**Exercise details:** For this exercise, repeat all of the material verbatim apart from its images.

[start Dataset content]

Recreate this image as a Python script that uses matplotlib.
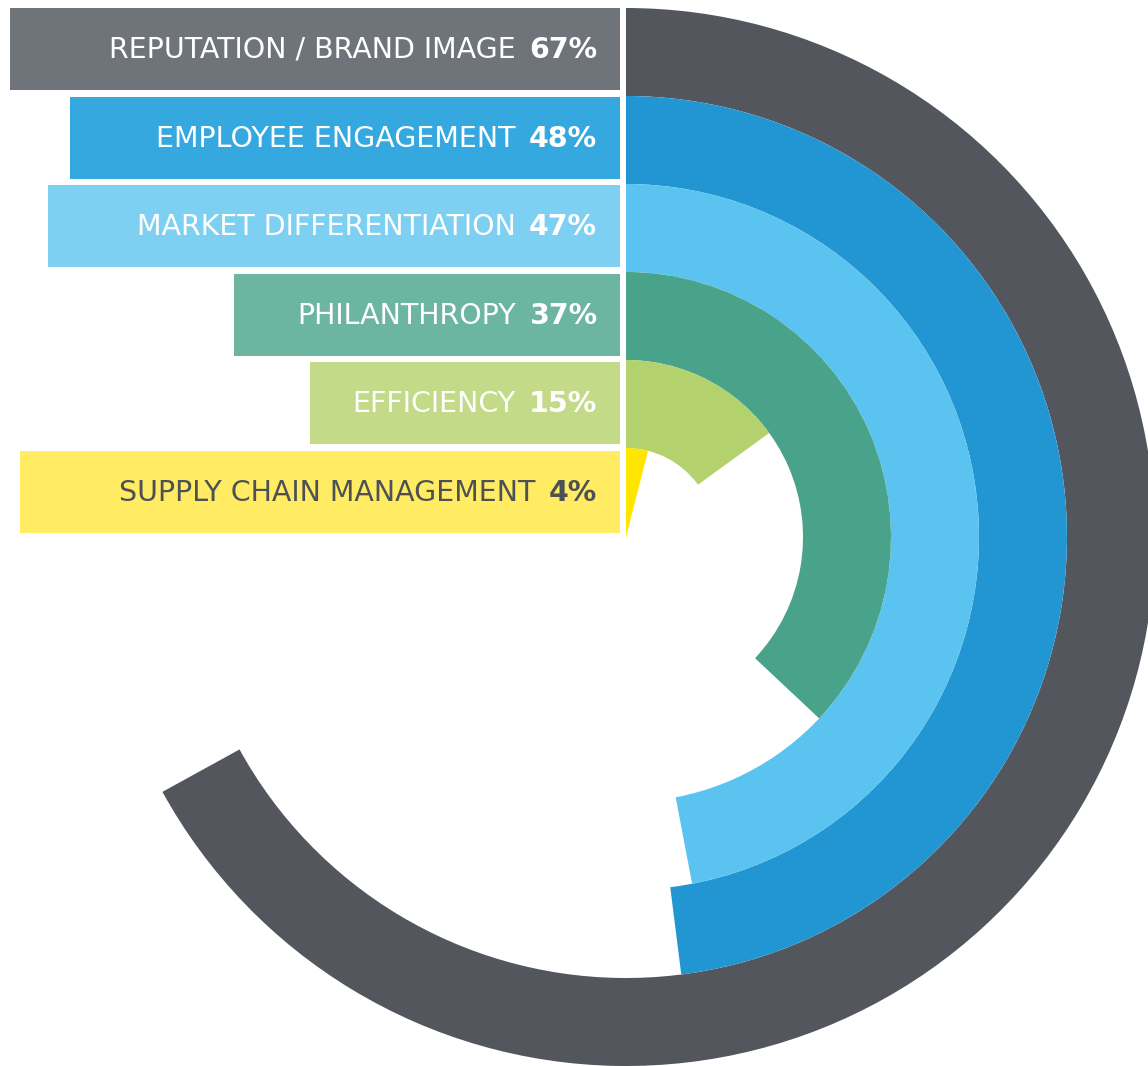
import matplotlib
matplotlib.use("Agg")
import matplotlib.pyplot as plt
from matplotlib.patches import Wedge, Rectangle

# ---- data ----
categories = ["REPUTATION / BRAND IMAGE", "EMPLOYEE ENGAGEMENT", "MARKET DIFFERENTIATION",
              "PHILANTHROPY", "EFFICIENCY", "SUPPLY CHAIN MANAGEMENT"]
values = [67, 48, 47, 37, 15, 4]
ring_colors = ["#53575D", "#2196D3", "#5BC3F0", "#49A38A", "#B3D16C", "#FFE500"]
box_colors = ["#6E7479", "#35A9DF", "#7ED0F3", "#6BB5A1", "#C3DA89", "#FFEC63"]
text_colors = ["white", "white", "white", "white", "white", "#4D5156"]
box_left = [10, 70, 48, 234, 310, 20]

# ---- layout ----
W, H = 1148, 1066
fig = plt.figure(figsize=(W / 100, H / 100), dpi=100)
ax = fig.add_axes([0, 0, 1, 1])
ax.set_xlim(0, W)
ax.set_ylim(H, 0)
ax.set_aspect("equal")
ax.axis("off")

cx, cy = 626, 537
ring_w = 88
outer_r = 529
n = len(values)

for i, (v, c) in enumerate(zip(values, ring_colors)):
    r_out = outer_r - i * ring_w
    width = ring_w if i < n - 1 else r_out
    sweep = v / 100 * 360
    t1 = -90
    t2 = -90 + sweep
    ax.add_patch(Wedge((cx, cy), r_out, t1, t2, width=width, facecolor=c, edgecolor="none"))

box_right = 620
box_h = 82
fs = 20.5
fig.canvas.draw()
renderer = fig.canvas.get_renderer()
for i in range(n):
    top = 8 + i * 88.6
    ax.add_patch(Rectangle((box_left[i], top), box_right - box_left[i], box_h,
                           facecolor=box_colors[i], edgecolor="none"))
    yc = top + box_h / 2 + 1
    pct = ax.text(597, yc, f"{values[i]}%", ha="right", va="center", fontsize=fs,
                  fontweight="bold", color=text_colors[i], family="DejaVu Sans")
    bb = pct.get_window_extent(renderer=renderer)
    x0_data = ax.transData.inverted().transform((bb.x0, 0))[0]
    ax.text(x0_data - 13, yc, categories[i], ha="right", va="center", fontsize=fs,
            color=text_colors[i], family="DejaVu Sans")

fig.savefig("out.png", dpi=100)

[end Dataset content]

**Result of the exercise:**
Recreate this image as a Python script that uses matplotlib.
import matplotlib
matplotlib.use("Agg")
import matplotlib.pyplot as plt
from matplotlib.patches import Wedge, Rectangle

# ---- data ----
categories = ["REPUTATION / BRAND IMAGE", "EMPLOYEE ENGAGEMENT", "MARKET DIFFERENTIATION",
              "PHILANTHROPY", "EFFICIENCY", "SUPPLY CHAIN MANAGEMENT"]
values = [67, 48, 47, 37, 15, 4]
ring_colors = ["#53575D", "#2196D3", "#5BC3F0", "#49A38A", "#B3D16C", "#FFE500"]
box_colors = ["#6E7479", "#35A9DF", "#7ED0F3", "#6BB5A1", "#C3DA89", "#FFEC63"]
text_colors = ["white", "white", "white", "white", "white", "#4D5156"]
box_left = [10, 70, 48, 234, 310, 20]

# ---- layout ----
W, H = 1148, 1066
fig = plt.figure(figsize=(W / 100, H / 100), dpi=100)
ax = fig.add_axes([0, 0, 1, 1])
ax.set_xlim(0, W)
ax.set_ylim(H, 0)
ax.set_aspect("equal")
ax.axis("off")

cx, cy = 626, 537
ring_w = 88
outer_r = 529
n = len(values)

for i, (v, c) in enumerate(zip(values, ring_colors)):
    r_out = outer_r - i * ring_w
    width = ring_w if i < n - 1 else r_out
    sweep = v / 100 * 360
    t1 = -90
    t2 = -90 + sweep
    ax.add_patch(Wedge((cx, cy), r_out, t1, t2, width=width, facecolor=c, edgecolor="none"))

box_right = 620
box_h = 82
fs = 20.5
fig.canvas.draw()
renderer = fig.canvas.get_renderer()
for i in range(n):
    top = 8 + i * 88.6
    ax.add_patch(Rectangle((box_left[i], top), box_right - box_left[i], box_h,
                           facecolor=box_colors[i], edgecolor="none"))
    yc = top + box_h / 2 + 1
    pct = ax.text(597, yc, f"{values[i]}%", ha="right", va="center", fontsize=fs,
                  fontweight="bold", color=text_colors[i], family="DejaVu Sans")
    bb = pct.get_window_extent(renderer=renderer)
    x0_data = ax.transData.inverted().transform((bb.x0, 0))[0]
    ax.text(x0_data - 13, yc, categories[i], ha="right", va="center", fontsize=fs,
            color=text_colors[i], family="DejaVu Sans")

fig.savefig("out.png", dpi=100)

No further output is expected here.